Protothreads are an extremely lightweight, stackless type of threads written in portable C code. Protothreads provide blocked waiting and sequential code execution on top of event-driven systems, without the overhead of full multithreading or per-thread stacks. They are designed for severely memory constrained systems, has a very low RAM overhead, and can be used with or without an underlying OS. New in version 1.1 is the PT_YIELD() operation that allows a protothread to yield the CPU.
Call me a geek, but I find this multi-threading fake out really cool. Hat’s off to the team.
Funny people, those programmers. Those on one end are squeezing every bit of performance out of the machines (Protothreads for example). Those on the other end are wasting computing resources by the truckload (MS and friends for another example). Now if they would start working together, I guess computing would really take off.

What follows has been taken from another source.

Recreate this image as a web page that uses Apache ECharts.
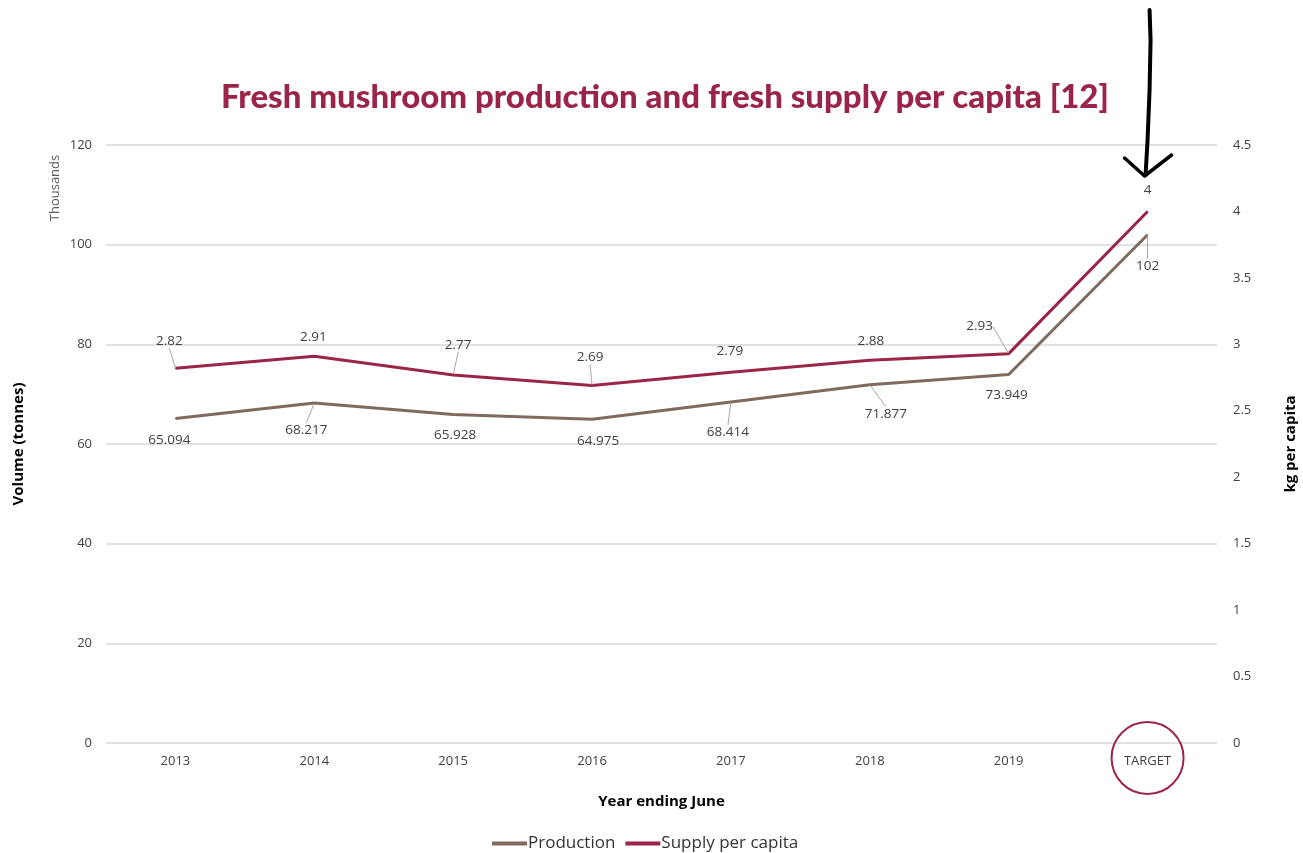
<!DOCTYPE html>
<html><head><meta charset="utf-8">
<script src="https://cdn.jsdelivr.net/npm/echarts@6/dist/echarts.min.js"></script>
<style>html,body{margin:0;padding:0;background:#fff}#c{width:1303px;height:853px}</style>
</head><body><div id="c"></div>
<script>
const categories = ['2013','2014','2015','2016','2017','2018','2019','TARGET'];
const production = [65.094, 68.217, 65.928, 64.975, 68.414, 71.877, 73.949, 102];
const supplyPerCapita = [2.82, 2.91, 2.77, 2.69, 2.79, 2.88, 2.93, 4];
const leftTicks = {min: 0, max: 120, interval: 20};
const rightTicks = {min: 0, max: 4.5, interval: 0.5};

// label displacement / leader lines (style only)
const prodLabelShift = [[-6,22],[-8,27],[2,21],[6,22],[-3,30],[16,29],[-2,21],[0,31]];
const supLabelShift = [[-6,-27],[-1,-19],[5,-30],[-2,-28],[-1,-21],[1,-19],[-29,-27],[0,-21]];
const prodLeader = [false, true, false, false, true, true, false, true];
const supLeader = [true, false, true, true, false, false, true, false];

const PROD = '#7e6b5d', SUP = '#9b2548', TXT = '#404040', GRID = '#d9d9d9';
const font = 'Open Sans';

const chart = echarts.init(document.getElementById('c'));
function shifted(shift){
  return function(p){ const s = shift[p.dataIndex]; return {dx: s[0], dy: s[1]}; };
}
function withLeaders(values, leaders){
  return values.map((v, i) => ({value: v, labelLine: {show: leaders[i]}}));
}
const option = {
  animation: false,
  title: {
    text: 'Fresh mushroom production and fresh supply per capita [12]',
    left: 216, top: 76,
    textStyle: {fontFamily: 'Lato', fontWeight: 900, fontSize: 33, color: SUP}
  },
  grid: {left: 106, right: 86, top: 145, bottom: 110, outerBoundsMode: 'none', containLabel: false},
  legend: {
    bottom: -4, left: 487, itemGap: 10, itemWidth: 35, itemHeight: 4,
    icon: 'rect',
    textStyle: {fontFamily: font, fontSize: 17, color: '#333', padding: [0,0,0,-4]},
    data: ['Production', 'Supply per capita']
  },
  xAxis: {
    type: 'category', data: categories, boundaryGap: true,
    name: 'Year ending June', nameLocation: 'middle', nameGap: 51,
    nameTextStyle: {fontFamily: font, fontWeight: 'bold', fontSize: 15, color: '#000'},
    axisLine: {show: false}, axisTick: {show: false},
    axisLabel: {fontFamily: font, fontSize: 13, color: TXT, margin: 12}
  },
  yAxis: [{
    type: 'value', min: leftTicks.min, max: leftTicks.max, interval: leftTicks.interval,
    name: 'Volume (tonnes)', nameLocation: 'middle', nameGap: 80, nameRotate: 90,
    nameTextStyle: {fontFamily: font, fontWeight: 'bold', fontSize: 15, color: '#000'},
    axisLine: {show: false}, axisTick: {show: false},
    axisLabel: {fontFamily: font, fontSize: 13, color: TXT, margin: 14},
    splitLine: {lineStyle: {color: GRID, width: 1.5}}
  }, {
    type: 'value', min: rightTicks.min, max: rightTicks.max, interval: rightTicks.interval,
    position: 'right',
    name: 'kg per capita', nameLocation: 'middle', nameGap: 66, nameRotate: 90,
    nameTextStyle: {fontFamily: font, fontWeight: 'bold', fontSize: 15, color: '#000'},
    axisLine: {show: false}, axisTick: {show: false},
    axisLabel: {fontFamily: font, fontSize: 13, color: TXT, margin: 16},
    splitLine: {show: false}
  }],
  series: [{
    name: 'Production', type: 'line', yAxisIndex: 0, data: withLeaders(production, prodLeader),
    showSymbol: true, symbol: 'circle', symbolSize: 1,
    lineStyle: {color: PROD, width: 3}, itemStyle: {color: PROD},
    label: {show: true, position: 'inside', fontFamily: font, fontSize: 13.5, color: TXT},
    labelLayout: shifted(prodLabelShift),
    labelLine: {show: true, lineStyle: {color: '#a6a6a6', width: 1}}
  }, {
    name: 'Supply per capita', type: 'line', yAxisIndex: 1, data: withLeaders(supplyPerCapita, supLeader),
    showSymbol: true, symbol: 'circle', symbolSize: 1,
    lineStyle: {color: SUP, width: 3}, itemStyle: {color: SUP},
    label: {show: true, position: 'inside', fontFamily: font, fontSize: 13.5, color: TXT},
    labelLayout: shifted(supLabelShift),
    labelLine: {show: true, lineStyle: {color: '#a6a6a6', width: 1}}
  }]
};
chart.setOption(option);

// annotations: "Thousands", circle around TARGET, hand-drawn arrow
const tx = chart.convertToPixel({xAxisIndex: 0}, 'TARGET');
const y0 = chart.convertToPixel({yAxisIndex: 0}, 0);
const yTop = chart.convertToPixel({yAxisIndex: 0}, 120);
chart.setOption({
  graphic: [{
    type: 'text', x: 55, y: 188, rotation: Math.PI/2,
    style: {text: 'Thousands', font: '13px "Open Sans"', fill: '#595959', align: 'center', verticalAlign: 'middle'}
  }, {
    type: 'circle', shape: {cx: tx, cy: y0 + 15, r: 36},
    style: {fill: 'none', stroke: SUP, lineWidth: 2}
  }, {
    type: 'polyline', shape: {points: [[tx+2, 10],[tx+3, 40],[tx+2, 90],[tx, 140],[tx-2, yTop+30]]},
    style: {fill: 'none', stroke: '#000', lineWidth: 4, lineCap: 'round', lineJoin: 'round'}
  }, {
    type: 'polyline', shape: {points: [[tx-23, yTop+13],[tx-3, yTop+31],[tx+24, yTop+10]]},
    style: {fill: 'none', stroke: '#000', lineWidth: 3.5, lineCap: 'round', lineJoin: 'round'}
  }]
});
</script></body></html>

Took me a while to understand this… it’s a nice concept all-in-all. This is a stackless cooperative multithreading model, not preemptive as I originally thought. Worth researching into a new variant of C/C++ by implementing new native statements.
The sad reality is that MS programmers are a lot more careful about not wasting memory than, say, the Gnome people who seem to have absolutely zero clue in this regard 🙁 Gnome 1 was usable on machines with 24 megs of memory….
“The sad reality is that MS programmers are a lot more careful about not wasting memory than, say, the Gnome people who seem to have absolutely zero clue in this regard 🙁 Gnome 1 was usable on machines with 24 megs of memory….”
Ran XP SP2 on a 64MB Pentium MMX 266 laptop alone with
Office XP – very usable for browesing and light word typing.
No way to do the similar things on this old laptop with Gnome and Open Office.
“Ran XP SP2 on a 64MB Pentium MMX 266 laptop alone with Office XP – very usable for browesing and light word typing.”
No. Not very usable. At best barely usable or you have too low requirements to your computing experience. Then again I’m one of those people who find XP on a 3 GHz machine way too slow.
heh, xp will runs fine on that for most people when you disable a bunch of crap Finding XP slow on a 3ghz machine? or are you finding the apps you use on a 3ghz machine slow?
reading about protothreads i stumbled on Contiki OS ,
will i learn something about os developement if i study all documentation about contiki os?
are there other verrry simple os to study and learn something about os?
thanks
>are there other verrry simple os to study and learn something about
Yes. Plan9. Read the papers and the source, 🙂
(as a sidenote Plan9 also uses ”coroutines” extensivly as the programming model – for user space programs – http://www.cs.bell-labs.com/who/rsc/thread/cws.pdf might be a nice read)
Why are we to believe that your alleged experiences with Windows XP are even remotely true? I have a 333mhz system with 128M of RAM that runs Windows XP without a flaw, and is quite usable. I fail to see how some of these folks can run it with a relatively modern system and find such poor performance. I suppose the only real way this would make much sense is if they were too unlearned about their setup to even install the correct drivers for their system’s devices, allowed their system to be filled with OEM-packaged “assistance” software and eight million “spyware” applications.
Donald Ferrone
I suppose the only real way this would make much sense is if they were too unlearned about their setup to even install the correct drivers for their system’s devices, allowed their system to be filled with OEM-packaged “assistance” software and eight million “spyware” applications.
In other words, if they were ordinary users. You can’t have an experienced user heavily modify the default system and then claim that the speed they experience is representative of the OS.